Team/Developer Correlation

Find patterns in who introduces complexity:

Complexity Increases by Contributor (last 6 months):

Alice: +12% (3 commits) - Features adding business logic
Bob: +8% (5 commits) - Bug fixes increasing conditionals
Carol: -4% (2 commits) - Refactoring efforts

Insight: Feature development correlates with complexity growth
Recommendation: Add complexity review to feature PR checklist

Multi-File Dashboard

Aggregate trends across module:

Module: src/services/ (12 files)

IMPROVING (3 files):
├─ auth-service.ts (-28%)
├─ cache-manager.ts (-15%)
└─ logger.ts (-22%)

STABLE (6 files): ...

DETERIORATING (3 files):
├─ user-manager.ts (+34%) ← CRITICAL (47 commits)
├─ permissions.ts (+28%) ← HIGH (32 commits)
└─ session-handler.ts (+21%) ← HIGH (29 commits)
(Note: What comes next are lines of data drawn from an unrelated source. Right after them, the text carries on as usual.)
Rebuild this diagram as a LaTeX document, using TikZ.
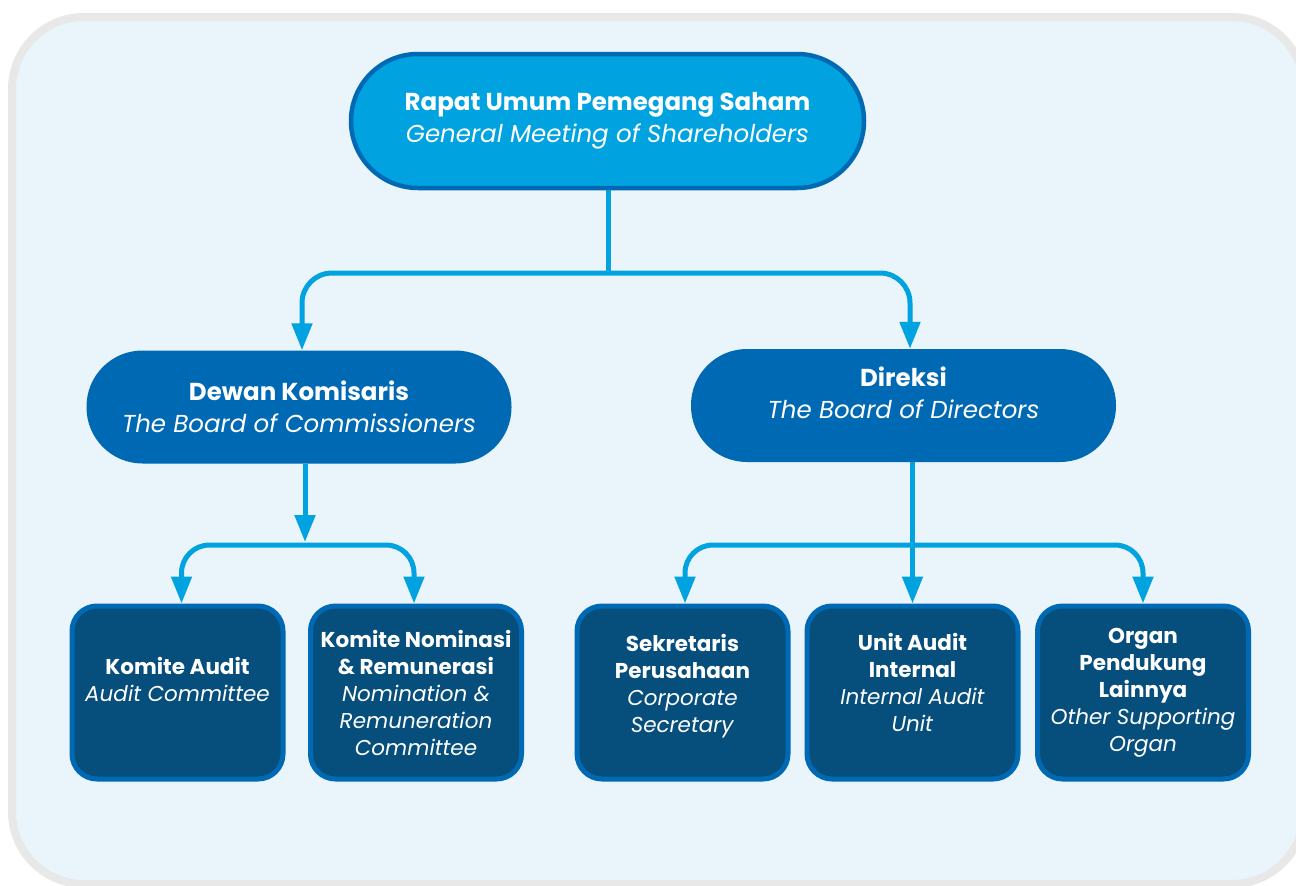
\documentclass[tikz,border=0pt]{standalone}
\usepackage{fontspec}
\setmainfont{Poppins}
\usetikzlibrary{arrows.meta,calc}
\definecolor{bgfill}{HTML}{EAF4FB}
\definecolor{bgline}{HTML}{E8E8E8}
\definecolor{cyanbox}{HTML}{00A3E0}
\definecolor{midblue}{HTML}{0069B4}
\definecolor{darkbox}{HTML}{064E7C}
\definecolor{connc}{HTML}{00A3E0}
\tikzset{
  topbox/.style={draw=midblue, line width=4.5pt, fill=cyanbox, text=white, rounded corners=67pt,
    minimum width=513pt, minimum height=134pt, align=center, inner sep=0pt,
    font=\fontsize{24.5}{32}\selectfont},
  midbox/.style={fill=midblue, text=white, rounded corners=56pt,
    minimum width=425pt, minimum height=113pt, align=center, inner sep=0pt,
    font=\fontsize{24.5}{32}\selectfont},
  lowbox/.style={draw=midblue, line width=5pt, fill=darkbox, text=white, rounded corners=25pt,
    minimum width=211pt, minimum height=173pt, align=center, inner sep=0pt,
    font=\fontsize{21.5}{27}\selectfont},
  conn/.style={draw=connc, line width=5pt},
  tip/.style={-{Triangle[length=27pt,width=20pt]}},
  tips/.style={{Triangle[length=27pt,width=20pt]}-{Triangle[length=27pt,width=20pt]}},
}
\begin{document}
\begin{tikzpicture}[x=1pt,y=-1pt]
\useasboundingbox (0,0) rectangle (1296,886);
\draw[line width=8pt, draw=bgline, fill=bgfill, rounded corners=72pt] (12,17) rectangle (1304,884);

\node[topbox] (rups) at (607.5,121) {\textbf{Rapat Umum Pemegang Saham}\\\textit{General Meeting of Shareholders}};
\node[midbox] (dewan) at (299,407) {\textbf{Dewan Komisaris}\\\textit{The Board of Commissioners}};
\node[midbox] (direksi) at (903.5,405.5) {\textbf{Direksi}\\\textit{The Board of Directors}\\[-6pt]\mbox{}};

\node[lowbox] (kaudit) at (177.5,692.5) {\textbf{Komite Audit}\\\textit{Audit Committee}\\[0pt]\mbox{}};
\node[lowbox] (knom) at (416,692.5) {\textbf{Komite Nominasi}\\\textbf{\& Remunerasi}\\\textit{Nomination \&}\\\textit{Remuneration}\\\textit{Committee}};
\node[lowbox] (sek) at (682.5,692.5) {\textbf{Sekretaris}\\\textbf{Perusahaan}\\\textit{Corporate}\\\textit{Secretary}\\[-8pt]\mbox{}};
\node[lowbox] (unit) at (912.5,692.5) {\textbf{Unit Audit}\\\textbf{Internal}\\\textit{Internal Audit}\\\textit{Unit}\\[-6pt]\mbox{}};
\node[lowbox] (organ) at (1143,692.5) {\textbf{Organ}\\\textbf{Pendukung}\\\textbf{Lainnya}\\\textit{Other Supporting}\\\textit{Organ}};

\coordinate (j1) at (608,273);
\coordinate (j2) at (305,545);
\coordinate (j2t) at (305,542);
\coordinate (j3) at (913,545);

% top level
\draw[conn] (rups.south -| j1) -- (j1);
\draw[conn, tips, rounded corners=30pt] ([xshift=3pt]dewan.north) |- (j1) -| ([xshift=6.5pt]direksi.north);

% commissioners
\draw[conn, tip] (dewan.south -| j2) -- (j2t);
\draw[conn, tips, rounded corners=28pt] ([xshift=4pt]kaudit.north) |- (j2) -| ([xshift=-2pt]knom.north);

% directors
\draw[conn, tip] (direksi.south -| unit.north) -- (unit.north);
\draw[conn, tips, rounded corners=28pt] ([xshift=2.5pt]sek.north) |- (j3) -| (organ.north);
\end{tikzpicture}
\end{document}
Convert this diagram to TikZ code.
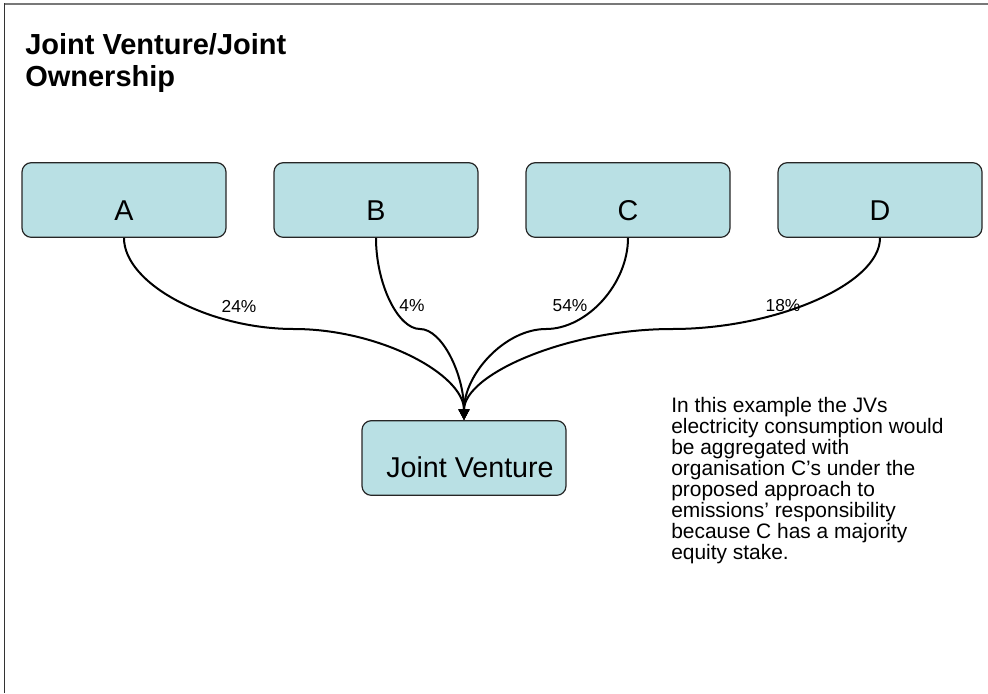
\documentclass[tikz,border=0pt]{standalone}
\usepackage{fontspec}
\setmainfont{Liberation Sans}
\usepackage{tikz}
\usetikzlibrary{calc,positioning,arrows.meta}
\definecolor{boxfill}{RGB}{185,224,228}
\definecolor{framegray}{RGB}{120,120,120}
\tikzset{
  entity/.style={
    shape = rectangle,
    rounded corners = 7pt,
    draw = black!85,
    line width = 0.9pt,
    fill = boxfill,
    minimum width = 153pt,
    minimum height = 56pt,
    inner sep = 0pt,
    font = \fontsize{21.5}{24}\selectfont,
    text height = 30pt,
    text depth = 0pt
  },
  venture/.style={
    entity,
    text height = 28.5pt
  },
  link/.style={
    line width = 1.5pt,
    -{Triangle[width=8pt,length=8pt]}
  },
  share/.style={
    font = \fontsize{13}{15}\selectfont,
    inner sep = 0pt
  },
  heading/.style={
    anchor = north west,
    align = left,
    inner sep = 0pt,
    font = \bfseries\fontsize{21.75}{24.25}\selectfont
  },
  remark/.style={
    anchor = north west,
    align = left,
    inner sep = 0pt,
    font = \fontsize{15.7}{15.8}\selectfont
  }
}

\begin{document}
\begin{tikzpicture}[x=0.75pt,y=-0.75pt]
        \useasboundingbox (0,0) rectangle (988,693);

        % slide frame
        \draw[framegray, line width=1.5pt] (4,3.5) -- (988,3.5);
        \draw[black!80, line width=0.8pt] (4.5,3) -- (4.5,693);

        \node[heading] (title) at (25,33) {Joint Venture/Joint\\Ownership};

        % owners
        \node[entity] (A) at (124,200) {A};
        \node[entity] (B) at (376,200) {B};
        \node[entity] (C) at (628,200) {C};
        \node[entity] (D) at (880,200) {D};

        \node[venture] (JV) at (464,458) {\hspace{9pt}Joint Venture};

        \coordinate (mA) at ($(A.south)!0.5!(JV.north)$);
        \coordinate (mB) at ($(B.south)!0.5!(JV.north)$);
        \coordinate (mC) at ($(C.south)!0.5!(JV.north)$);
        \coordinate (mD) at ($(D.south)!0.5!(JV.north)$);

        \draw[link] (A.south) .. controls +(0,46) and +(-85,0) .. (mA) .. controls +(85,0) and +(0,-46) .. (JV.north);
        \draw[link] (B.south) .. controls +(0,46) and +(-22,0) .. (mB) .. controls +(22,0) and +(0,-46) .. (JV.north);
        \draw[link] (C.south) .. controls +(0,46) and +(41,0) .. (mC) .. controls +(-41,0) and +(0,-46) .. (JV.north);
        \draw[link] (D.south) .. controls +(0,46) and +(104,0) .. (mD) .. controls +(-104,0) and +(0,-46) .. (JV.north);

        \node[share] (pA) at (239,306) {24\%};
        \node[share] (pB) at (412,306) {4\%};
        \node[share] (pC) at (570,306) {54\%};
        \node[share] (pD) at (783,306) {18\%};

        \node[remark] (note) at (671,397) {In this example the JVs\\electricity consumption would\\be aggregated with\\organisation C’s under the\\proposed approach to\\emissions’ responsibility\\because C has a majority\\equity stake.};
\end{tikzpicture}
\end{document}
Recommendation: Focus refactoring budget on deteriorating files first

Research Background

Key studies:

  1. Microsoft Research (2016): Complexity and defect correlation

    • 2x higher defect rates in files with increasing complexity
    • Recommendation: Track trends to predict problem areas early
  2. Google Engineering (2018): Refactoring impact measurement

    • 30-40% bug reduction typical after successful complexity reduction
    • Recommendation: Validate refactoring with before/after measurement
  3. IBM Software Engineering (2012): Volatility impact

    • 3x higher maintenance cost for files with volatile complexity
    • Recommendation: Stabilize complexity through coding standards
  4. Code Forensics Literature (Tornhill, 2015): Trend analysis value

    • Historical patterns better predictor than static metrics
    • Recommendation: Always analyze trends, not just snapshots

Why trends matter more than absolutes: A complex but stable file (old, proven code) is less risky than a simple but deteriorating file (emerging problem).

Integration with Other Techniques

Combine complexity trends with:

  • forensic-hotspot-finder: Deteriorating + high churn = critical hotspot
  • forensic-refactoring-roi: Complexity reduction = quantifiable value
  • forensic-knowledge-mapping: Deteriorating + single owner = severe risk
  • forensic-change-coupling: Coupled files deteriorating together = architectural issue

Why: Complexity trends alone show "what's getting worse" but not impact. Integration provides business justification and priority.